● Information shown
- - -

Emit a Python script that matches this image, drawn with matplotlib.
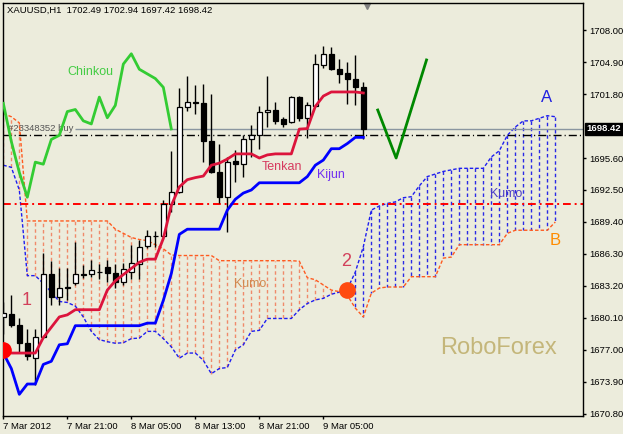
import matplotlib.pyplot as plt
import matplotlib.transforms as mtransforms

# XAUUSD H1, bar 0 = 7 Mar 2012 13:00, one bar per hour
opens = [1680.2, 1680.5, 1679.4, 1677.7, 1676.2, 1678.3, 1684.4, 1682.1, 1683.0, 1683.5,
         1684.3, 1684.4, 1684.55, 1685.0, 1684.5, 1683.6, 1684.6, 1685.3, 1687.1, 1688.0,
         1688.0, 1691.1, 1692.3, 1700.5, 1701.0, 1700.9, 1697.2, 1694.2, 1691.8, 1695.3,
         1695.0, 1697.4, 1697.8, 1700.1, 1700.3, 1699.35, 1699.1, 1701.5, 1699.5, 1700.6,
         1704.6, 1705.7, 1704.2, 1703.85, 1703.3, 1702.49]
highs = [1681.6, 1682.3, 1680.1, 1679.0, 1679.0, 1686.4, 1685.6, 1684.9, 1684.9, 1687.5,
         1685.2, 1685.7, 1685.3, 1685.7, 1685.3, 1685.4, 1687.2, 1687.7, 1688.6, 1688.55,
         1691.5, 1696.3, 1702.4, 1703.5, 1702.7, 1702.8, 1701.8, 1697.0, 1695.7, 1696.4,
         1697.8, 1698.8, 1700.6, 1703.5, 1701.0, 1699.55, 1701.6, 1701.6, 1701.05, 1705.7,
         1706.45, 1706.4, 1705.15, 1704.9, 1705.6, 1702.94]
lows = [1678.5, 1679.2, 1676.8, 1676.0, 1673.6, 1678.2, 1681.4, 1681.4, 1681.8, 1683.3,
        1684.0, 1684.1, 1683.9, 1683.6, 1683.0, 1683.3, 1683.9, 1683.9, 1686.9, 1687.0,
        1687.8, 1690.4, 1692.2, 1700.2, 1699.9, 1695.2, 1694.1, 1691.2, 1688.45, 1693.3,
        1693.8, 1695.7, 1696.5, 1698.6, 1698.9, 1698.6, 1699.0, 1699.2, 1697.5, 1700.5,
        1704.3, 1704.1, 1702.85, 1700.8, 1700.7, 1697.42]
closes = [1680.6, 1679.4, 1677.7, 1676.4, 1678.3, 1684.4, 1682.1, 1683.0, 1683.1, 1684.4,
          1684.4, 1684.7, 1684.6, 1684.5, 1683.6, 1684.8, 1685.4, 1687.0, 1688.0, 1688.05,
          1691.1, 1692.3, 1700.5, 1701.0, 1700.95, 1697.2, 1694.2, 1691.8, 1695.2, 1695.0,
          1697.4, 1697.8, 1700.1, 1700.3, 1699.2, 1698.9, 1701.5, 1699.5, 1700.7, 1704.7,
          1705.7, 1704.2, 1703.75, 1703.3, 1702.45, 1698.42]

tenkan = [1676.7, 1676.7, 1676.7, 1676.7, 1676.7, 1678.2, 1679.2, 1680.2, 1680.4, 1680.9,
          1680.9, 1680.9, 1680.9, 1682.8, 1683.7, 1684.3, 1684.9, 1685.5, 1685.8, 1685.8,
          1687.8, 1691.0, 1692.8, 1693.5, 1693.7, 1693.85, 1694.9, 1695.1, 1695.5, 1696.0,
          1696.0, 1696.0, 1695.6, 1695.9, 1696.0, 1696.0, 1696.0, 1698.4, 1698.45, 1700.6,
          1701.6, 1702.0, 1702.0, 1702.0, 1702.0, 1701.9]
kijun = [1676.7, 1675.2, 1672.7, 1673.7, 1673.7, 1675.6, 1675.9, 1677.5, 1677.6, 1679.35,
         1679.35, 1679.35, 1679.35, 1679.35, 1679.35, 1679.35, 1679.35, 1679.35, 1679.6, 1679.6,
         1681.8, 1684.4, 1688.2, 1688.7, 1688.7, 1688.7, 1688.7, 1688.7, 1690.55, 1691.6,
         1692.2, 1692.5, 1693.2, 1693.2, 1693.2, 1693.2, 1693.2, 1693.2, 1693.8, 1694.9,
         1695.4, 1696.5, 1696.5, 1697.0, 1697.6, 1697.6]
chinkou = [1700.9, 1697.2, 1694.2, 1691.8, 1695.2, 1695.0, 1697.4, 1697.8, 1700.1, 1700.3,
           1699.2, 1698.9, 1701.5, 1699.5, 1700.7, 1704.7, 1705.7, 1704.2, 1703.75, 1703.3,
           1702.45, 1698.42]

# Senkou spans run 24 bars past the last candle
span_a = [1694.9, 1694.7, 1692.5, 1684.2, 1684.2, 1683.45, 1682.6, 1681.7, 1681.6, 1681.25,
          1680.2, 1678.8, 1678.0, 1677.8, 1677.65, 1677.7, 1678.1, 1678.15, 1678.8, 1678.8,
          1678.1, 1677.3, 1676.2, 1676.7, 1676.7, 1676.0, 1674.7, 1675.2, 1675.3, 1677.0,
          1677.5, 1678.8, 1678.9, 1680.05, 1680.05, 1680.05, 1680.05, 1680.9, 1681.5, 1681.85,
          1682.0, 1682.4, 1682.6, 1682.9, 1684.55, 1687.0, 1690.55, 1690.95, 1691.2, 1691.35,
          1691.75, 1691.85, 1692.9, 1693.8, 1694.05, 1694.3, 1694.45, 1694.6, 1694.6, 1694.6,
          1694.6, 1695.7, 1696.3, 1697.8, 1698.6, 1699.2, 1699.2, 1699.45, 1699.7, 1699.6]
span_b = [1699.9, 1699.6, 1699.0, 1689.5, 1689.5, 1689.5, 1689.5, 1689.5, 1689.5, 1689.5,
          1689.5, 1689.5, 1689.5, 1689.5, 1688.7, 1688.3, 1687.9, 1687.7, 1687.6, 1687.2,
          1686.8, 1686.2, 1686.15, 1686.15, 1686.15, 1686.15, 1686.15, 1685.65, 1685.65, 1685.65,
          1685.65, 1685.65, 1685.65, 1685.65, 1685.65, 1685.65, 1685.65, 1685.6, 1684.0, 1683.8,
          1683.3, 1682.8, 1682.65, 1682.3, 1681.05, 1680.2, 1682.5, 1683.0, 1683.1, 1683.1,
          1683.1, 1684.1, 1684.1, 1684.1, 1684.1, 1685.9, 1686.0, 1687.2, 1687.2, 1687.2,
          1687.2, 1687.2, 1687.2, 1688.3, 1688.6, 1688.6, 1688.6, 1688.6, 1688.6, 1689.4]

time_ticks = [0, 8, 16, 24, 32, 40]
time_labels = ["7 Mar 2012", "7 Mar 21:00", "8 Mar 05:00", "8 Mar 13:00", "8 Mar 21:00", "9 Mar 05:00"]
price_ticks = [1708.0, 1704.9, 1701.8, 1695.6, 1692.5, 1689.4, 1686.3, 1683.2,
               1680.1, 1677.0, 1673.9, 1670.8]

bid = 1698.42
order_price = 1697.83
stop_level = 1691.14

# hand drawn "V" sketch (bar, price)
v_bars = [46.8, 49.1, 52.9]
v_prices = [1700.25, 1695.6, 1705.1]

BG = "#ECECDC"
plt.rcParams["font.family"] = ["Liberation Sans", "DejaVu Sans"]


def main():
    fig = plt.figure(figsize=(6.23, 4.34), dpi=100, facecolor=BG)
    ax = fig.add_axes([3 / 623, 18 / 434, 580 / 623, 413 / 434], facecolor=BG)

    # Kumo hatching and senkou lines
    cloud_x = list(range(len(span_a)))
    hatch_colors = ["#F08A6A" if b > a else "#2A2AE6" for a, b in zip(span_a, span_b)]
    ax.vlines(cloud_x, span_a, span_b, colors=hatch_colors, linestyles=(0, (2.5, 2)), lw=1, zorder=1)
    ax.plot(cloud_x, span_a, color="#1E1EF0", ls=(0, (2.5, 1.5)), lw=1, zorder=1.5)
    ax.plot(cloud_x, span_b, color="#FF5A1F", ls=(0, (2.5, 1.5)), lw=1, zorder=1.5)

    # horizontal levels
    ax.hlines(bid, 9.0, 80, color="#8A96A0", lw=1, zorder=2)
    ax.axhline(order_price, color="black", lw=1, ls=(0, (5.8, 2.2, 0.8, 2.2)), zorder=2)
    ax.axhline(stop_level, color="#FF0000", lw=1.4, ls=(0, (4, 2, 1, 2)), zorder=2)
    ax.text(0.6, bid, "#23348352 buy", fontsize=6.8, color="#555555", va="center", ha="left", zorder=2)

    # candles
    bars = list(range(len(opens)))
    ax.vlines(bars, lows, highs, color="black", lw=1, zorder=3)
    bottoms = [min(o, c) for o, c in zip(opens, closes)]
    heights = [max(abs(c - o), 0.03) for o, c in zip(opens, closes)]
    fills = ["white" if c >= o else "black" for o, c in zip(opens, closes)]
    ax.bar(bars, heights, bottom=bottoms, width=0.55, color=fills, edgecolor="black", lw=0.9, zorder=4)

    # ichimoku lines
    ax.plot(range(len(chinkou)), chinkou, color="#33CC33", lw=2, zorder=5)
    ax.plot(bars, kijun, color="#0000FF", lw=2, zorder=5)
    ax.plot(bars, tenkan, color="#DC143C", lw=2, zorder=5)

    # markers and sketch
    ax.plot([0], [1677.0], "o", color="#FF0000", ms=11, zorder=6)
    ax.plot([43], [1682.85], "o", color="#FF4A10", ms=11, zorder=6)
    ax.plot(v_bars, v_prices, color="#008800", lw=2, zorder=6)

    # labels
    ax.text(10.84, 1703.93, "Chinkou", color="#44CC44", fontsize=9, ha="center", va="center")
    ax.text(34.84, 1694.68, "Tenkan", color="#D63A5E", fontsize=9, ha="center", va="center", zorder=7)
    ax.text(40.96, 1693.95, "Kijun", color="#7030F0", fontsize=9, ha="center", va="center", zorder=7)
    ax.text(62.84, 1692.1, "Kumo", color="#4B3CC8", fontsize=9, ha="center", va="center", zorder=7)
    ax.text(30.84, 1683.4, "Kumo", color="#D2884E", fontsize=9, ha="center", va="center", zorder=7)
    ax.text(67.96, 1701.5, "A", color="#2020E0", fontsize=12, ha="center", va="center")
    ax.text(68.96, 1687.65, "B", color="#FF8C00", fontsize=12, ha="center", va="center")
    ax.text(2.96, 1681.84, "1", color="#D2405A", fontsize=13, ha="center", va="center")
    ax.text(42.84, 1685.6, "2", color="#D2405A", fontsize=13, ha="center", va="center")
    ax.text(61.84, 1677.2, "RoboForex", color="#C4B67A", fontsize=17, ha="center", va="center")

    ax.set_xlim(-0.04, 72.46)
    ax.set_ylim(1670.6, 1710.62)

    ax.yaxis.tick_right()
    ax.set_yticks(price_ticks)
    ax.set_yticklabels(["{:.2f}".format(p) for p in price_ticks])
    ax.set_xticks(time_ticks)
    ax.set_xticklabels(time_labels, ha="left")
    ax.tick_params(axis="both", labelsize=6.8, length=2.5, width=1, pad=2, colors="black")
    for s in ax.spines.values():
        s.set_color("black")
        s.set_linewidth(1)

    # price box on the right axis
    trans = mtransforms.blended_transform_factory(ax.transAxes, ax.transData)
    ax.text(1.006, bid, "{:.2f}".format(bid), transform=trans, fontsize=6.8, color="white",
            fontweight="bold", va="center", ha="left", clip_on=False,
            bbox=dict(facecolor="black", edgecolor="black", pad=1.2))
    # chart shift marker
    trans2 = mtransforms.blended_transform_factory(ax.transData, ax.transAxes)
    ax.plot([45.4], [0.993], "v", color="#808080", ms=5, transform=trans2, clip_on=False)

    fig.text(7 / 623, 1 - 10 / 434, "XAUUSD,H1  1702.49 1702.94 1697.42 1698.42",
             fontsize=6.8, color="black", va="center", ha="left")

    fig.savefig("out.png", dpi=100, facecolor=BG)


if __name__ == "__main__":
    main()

- - -

● Exercise
Exactly reproduce the run of lines from the start of the listing through the line with "import matplotlib.transforms as mtransforms", inclusive; pictures are not copied.

● The output
Emit a Python script that matches this image, drawn with matplotlib.
import matplotlib.pyplot as plt
import matplotlib.transforms as mtransforms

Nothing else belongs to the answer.